About 70 voters at Monday night's Town Meeting in Cavendish overwhelmingly decided that the town should take over a historic stone church to house the exhibit for the Nobel literature laureate.
Preservationists will examine the church, particularly its roof, in the spring, once all the snow has melted, and the exhibit should be ready by next year, Cavendish Historical Society coordinator Margo Caulfield said.
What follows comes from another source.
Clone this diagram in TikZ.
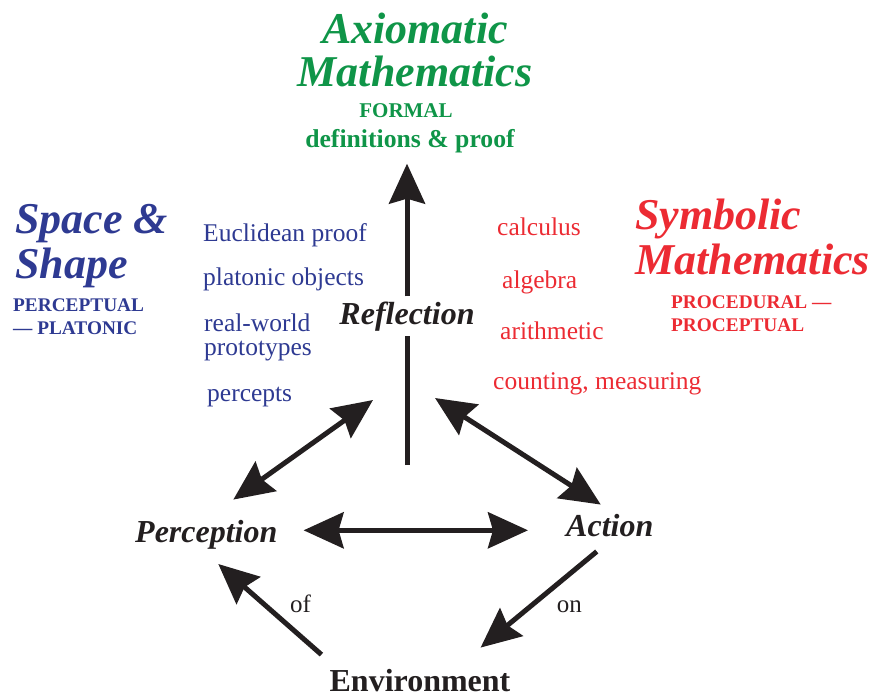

The church will likely need minor repairs and cosmetic work, but events should be able to be held there almost immediately, she said.
Solzhenitsyn lived in Cavendish from 1977 to 1994 and died in Russia in 2008. His house in Cavendish is still lived in by his son, pianist and conductor Ignat Solzhenitsyn, and his family.
The Town Meeting, residents' annual decision-making gathering, was the venue where Solzhenitsyn addressed his new neighbors when he arrived in Cavendish.
Solzhenitsyn, who had spent eight years in prison and labor camps for criticizing Soviet dictator Josef Stalin, said he chose Cavendish for its resemblance to his homeland and its small-town personality.
"I like very much the simple way of life and the population here, the simplicity and the human relationship," he said then. "I like the countryside, and I like the climate with the long winter and the snow, which reminds me of Russia."
Solzhenitsyn wrote his best-known works, "One Day in the Life of Ivan Denisovich" and "The Gulag Archipelago," based on his years imprisoned, and he was awarded the Nobel Prize for Literature in 1970.
The exhibit is planned to include videos of Solzhenitsyn talking about his years in Cavendish. The impetus for the project came last summer when the town had little to offer a group of Russian tourists, who expected a monument in their countryman's honor, Caulfield said.
The church that will be used for the exhibit was built in 1844 under the leadership of renowned abolitionist the Rev. Warren Skinner and was decommissioned in the 1960s. Church leaders offered to donate it to the town of 1,300 residents last year.